A 14-year-old girl disappeared from the Bear Creek Skatepark Saturday afternoon, setting off a frantic search by her mother and friends.
Andrea Carrero, whose daughter Starla disappeared around 5 p.m. Saturday, said she doesn't think her daughter is a runaway because she left her purse and skateboard behind.
“I hope the police don't have the wrong idea about this,” the mother of five said. “It needs to be taken seriously.”
Medford police are treating the situation as a runaway call, though the circumstances are somewhat different than most runaways.
Sgt. D.J. Graham said, “That is a little strange that her purse and skateboard were left.”
Medford police spent Saturday night on the lookout for Starla, notifying local homeless shelters in case she might be spotted.
Detectives also have been notified and will follow up on any leads, Graham said. As of Sunday night, Starla hadn't been found.
“We treat every runaway call like it's serious,” he said. “We don't know what happened to her.”
Graham said the mother indicated Starla had run away previously, and some eyewitnesses at the skatepark noticed the girl leaving with a young man.
Carrero acknowledges that her daughter has had behavioral issues recently, but said she has never left home for any prolonged period.
“She's kind of unpredictable a little bit, but she's never taken off like this,” she said.
Carrero said Starla takes her purse everywhere she goes, so she was alarmed it was left behind.
Starla went to the park with her brother Nick. At one point, she gave her brother a couple of dollars to buy her an energy drink at a nearby market.
Carrero said other skaters at the park noticed Starla talking to some boys who hadn't been seen there before.
When Nick returned to the park, his sister was gone, Carrero said. She said she checked with Starla's father, who said he hadn't seen her.
Carrero said Starla has lived with her since she was a baby. About two years ago, Carrero separated from her husband, and her daughter insisted she wanted to live with her father in Portland.
“She tried it for six weeks, but got in with the wrong crowd,” Carrero said.
Her daughter was doing fairly well living back in Medford and was being homeschooled.
Carrero said she confiscated her daughter's cellphone a month ago because she was texting in the middle of the night. “I wish I hadn't taken the phone away,” she said. “Police could track her if she was carrying the phone.”
On Sunday, Carrero and some friends were distributing fliers near the skatepark.

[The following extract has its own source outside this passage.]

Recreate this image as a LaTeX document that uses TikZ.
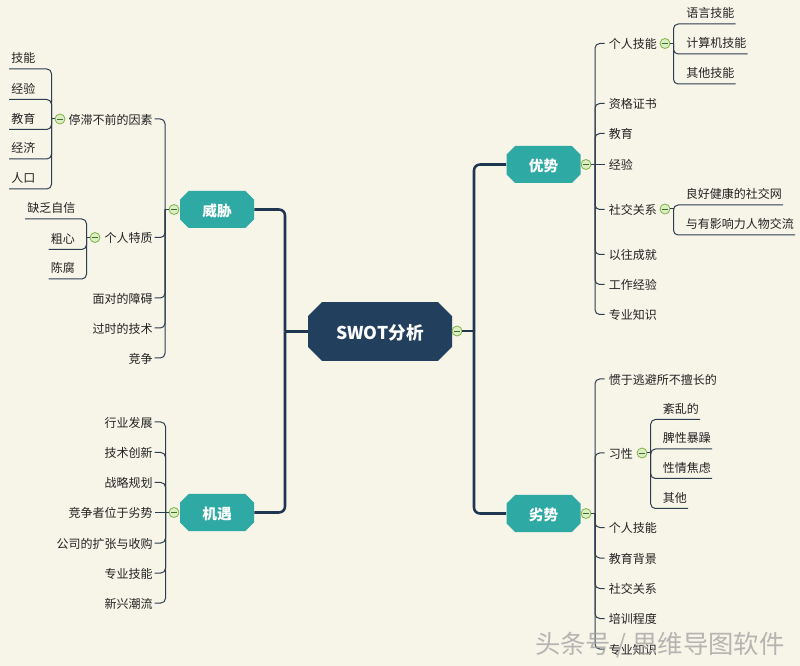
\documentclass[tikz,border=0pt]{standalone}
\usepackage{fontspec}
\setmainfont{Noto Sans CJK SC}
\definecolor{paper}{HTML}{F7F4E8}
\definecolor{navy}{HTML}{233F5E}
\definecolor{teal2}{HTML}{2FA9A3}
\definecolor{ink}{HTML}{222222}
\definecolor{wire}{HTML}{2C3E50}
\definecolor{foldline}{HTML}{7FB24A}
\definecolor{foldfill}{HTML}{DCEFC4}
\definecolor{foldminus}{HTML}{3F6E2A}
\tikzset{
  x=0.75pt,y=-0.75pt,
  txt/.style={font=\fontsize{9}{9}\selectfont,text=ink,text height=8.6pt,text depth=1pt,inner ysep=0pt},
  leafr/.style={txt,anchor=west,inner xsep=3pt},
  leafl/.style={txt,anchor=east,inner xsep=1.2pt},
  ulr/.style={txt,anchor=south east,inner xsep=0.6pt,inner ysep=3.4pt},
  ull/.style={txt,anchor=south west,inner xsep=1.5pt,inner ysep=3.4pt},
  wireline/.style={draw=wire,line width=0.75pt,rounded corners=3.5pt},
  mainline/.style={draw=navy!85!black,line width=1.9pt,rounded corners=4.5pt},
  foldmark/.style={circle,draw=foldline,fill=foldfill,line width=0.6pt,minimum size=7.5pt,inner sep=0pt,
    path picture={\draw[foldminus,line width=0.5pt] ([xshift=-2.6pt]path picture bounding box.center) -- ([xshift=2.6pt]path picture bounding box.center);}},
  octofill/.style n args={2}{
    path picture={\fill[#1]
      ([xshift=#2]path picture bounding box.north west) --
      ([xshift=-#2]path picture bounding box.north east) --
      ([yshift=-#2]path picture bounding box.north east) --
      ([yshift=#2]path picture bounding box.south east) --
      ([xshift=-#2]path picture bounding box.south east) --
      ([xshift=#2]path picture bounding box.south west) --
      ([yshift=#2]path picture bounding box.south west) --
      ([yshift=-#2]path picture bounding box.north west) -- cycle;}},
  branchbox/.style={rectangle,octofill={teal2}{6.5pt},text=white,font=\fontsize{11}{11}\selectfont\bfseries,
    minimum width=55.5pt,minimum height=27.75pt,inner sep=0pt,text height=11.4pt,text depth=1pt},
  rootbox/.style={rectangle,octofill={navy}{10.5pt},text=white,font=\fontsize{13.2}{13.2}\selectfont\bfseries,
    minimum width=108pt,minimum height=44pt,inner sep=0pt,text height=13pt,text depth=1pt},
  stamp/.style={font=\fontsize{19}{19}\selectfont,text=gray!75,text opacity=0.75,inner sep=0pt}
}
\begin{document}
\begin{tikzpicture}
\fill[paper] (0,0) rectangle (800,666);
\useasboundingbox (0,0) rectangle (800,666);

% root and main branches
\node[rootbox] (root) at (380,331.5) {SWOT分析};
\node[branchbox] (you) at (543.5,164.5) {优势};
\node[branchbox] (lie) at (543.5,513.5) {劣势};
\node[branchbox] (wei) at (217,209.5) {威胁};
\node[branchbox] (ji) at (217,512.5) {机遇};
\node[foldmark] (frootr) at (457,331) {};
\coordinate (rr) at (474,331);
\coordinate (rl) at (285,331.5);
\draw[mainline] (frootr.east) -- (rr);
\draw[mainline] (rr) |- (you.west);
\draw[mainline] (rr) |- (lie.west);
\draw[mainline] (root.west) -- (rl);
\draw[mainline] (rl) |- (wei.east);
\draw[mainline] (rl) |- (ji.east);

% ---- you shi
\node[foldmark] (fyou) at (586,164.5) {};
\coordinate (ty) at (595,164.5);
\node[leafr] (y1) at (604.5,43.5) {个人技能};
\node[leafr] (y2) at (604.5,103.5) {资格证书};
\node[leafr] (y3) at (604.5,133.5) {教育};
\node[leafr] (y4) at (604.5,164.5) {经验};
\node[leafr] (y5) at (604.5,209.5) {社交关系};
\node[leafr] (y6) at (604.5,254.5) {以往成就};
\node[leafr] (y7) at (604.5,284.5) {工作经验};
\node[leafr] (y8) at (604.5,314.5) {专业知识};
\foreach \n in {y1,y2,y3,y5,y6,y7,y8} \draw[wireline] (ty) |- (\n.west);
\draw[wireline] (fyou.east) -- (y4.west);

\node[foldmark] (fy1) at (665,43.5) {};
\coordinate (ty1) at (673.5,43.5);
\node[ulr] (y11) at (735.5,24) {语言技能};
\node[ulr] (y12) at (747.5,54) {计算机技能};
\node[ulr] (y13) at (735.5,84) {其他技能};
\draw[wireline] (fy1.east) -- (ty1);
\foreach \n in {y11,y12,y13} \draw[wireline] (ty1) |- (\n.south east);

\node[foldmark] (fy5) at (665,209) {};
\coordinate (ty5) at (673.5,209);
\node[ulr] (y51) at (783,205) {良好健康的社交网};
\node[ulr] (y52) at (795,235) {与有影响力人物交流};
\draw[wireline] (fy5.east) -- (ty5);
\foreach \n in {y51,y52} \draw[wireline] (ty5) |- (\n.south east);

% ---- lie shi
\node[foldmark] (flie) at (586,513.5) {};
\coordinate (tl) at (595,513.5);
\node[leafr] (l1) at (604.5,379) {惯于逃避所不擅长的};
\node[leafr] (l2) at (604.5,453) {习性};
\node[leafr] (l3) at (604.5,527.5) {个人技能};
\node[leafr] (l4) at (604.5,558) {教育背景};
\node[leafr] (l5) at (604.5,588.5) {社交关系};
\node[leafr] (l6) at (604.5,618.5) {培训程度};
\node[leafr] (l7) at (604.5,649) {专业知识};
\draw[wireline] (flie.east) -- (tl);
\foreach \n in {l1,l2,l3,l4,l5,l6,l7} \draw[wireline] (tl) |- (\n.west);

\node[foldmark] (fl2) at (642,453) {};
\coordinate (tl2) at (650.7,453);
\node[ulr] (l21) at (700,419.5) {紊乱的};
\node[ulr] (l22) at (712,449) {脾性暴躁};
\node[ulr] (l23) at (712,478.5) {性情焦虑};
\node[ulr] (l24) at (688,508.5) {其他};
\draw[wireline] (fl2.east) -- (tl2);
\foreach \n in {l21,l22,l23,l24} \draw[wireline] (tl2) |- (\n.south east);

% ---- wei xie
\node[foldmark] (fwei) at (174,209.5) {};
\coordinate (tw) at (165,209.5);
\node[leafl] (w1) at (154.5,119) {停滞不前的因素};
\node[leafl] (w2) at (154.5,237.5) {个人特质};
\node[leafl] (w3) at (154.5,298) {面对的障碍};
\node[leafl] (w4) at (154.5,328) {过时的技术};
\node[leafl] (w5) at (154.5,358) {竞争};
\draw[wireline] (fwei.west) -- (tw);
\foreach \n in {w1,w2,w3,w4,w5} \draw[wireline] (tw) |- (\n.east);

\node[foldmark] (fw1) at (60,119) {};
\coordinate (tw1) at (51.5,119);
\node[ull] (w11) at (9,69) {技能};
\node[ull] (w12) at (9,99.5) {经验};
\node[ull] (w13) at (9,129.5) {教育};
\node[ull] (w14) at (9,159) {经济};
\node[ull] (w15) at (9,189) {人口};
\draw[wireline] (fw1.west) -- (tw1);
\foreach \n in {w11,w12,w13,w14,w15} \draw[wireline] (tw1) |- (\n.south west);

\node[foldmark] (fw2) at (95,237.5) {};
\coordinate (tw2) at (86.5,237.5);
\node[ull] (w21) at (25,219) {缺乏自信};
\node[ull] (w22) at (48.5,249.5) {粗心};
\node[ull] (w23) at (48.5,279) {陈腐};
\draw[wireline] (fw2.west) -- (tw2);
\foreach \n in {w21,w22,w23} \draw[wireline] (tw2) |- (\n.south west);

% ---- ji yu
\node[foldmark] (fji) at (174,512.5) {};
\coordinate (tj) at (165.5,512.5);
\node[leafl] (j1) at (154.5,422) {行业发展};
\node[leafl] (j2) at (154.5,452.5) {技术创新};
\node[leafl] (j3) at (154.5,482.5) {战略规划};
\node[leafl] (j4) at (154.5,512.5) {竞争者位于劣势};
\node[leafl] (j5) at (154.5,543) {公司的扩张与收购};
\node[leafl] (j6) at (154.5,573) {专业技能};
\node[leafl] (j7) at (154.5,603) {新兴潮流};
\foreach \n in {j1,j2,j3,j5,j6,j7} \draw[wireline] (tj) |- (\n.east);
\draw[wireline] (fji.west) -- (j4.east);

% watermark
\node[stamp,anchor=west] (mark) at (535,645) {头条号 / 思维导图软件};
\end{tikzpicture}
\end{document}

She urges anyone with any information to call 541-227-1166.
Carol Jensen, a friend of Carrero, said Starla was particularly attached to the purse, which was a gift that her mother gave her at Christmas.
Jensen said Carrero spent most of the day Sunday at the park, looking for her daughter and talking to people.
“She's trying really hard not to cry,” Jensen said. “She was trying to be strong.”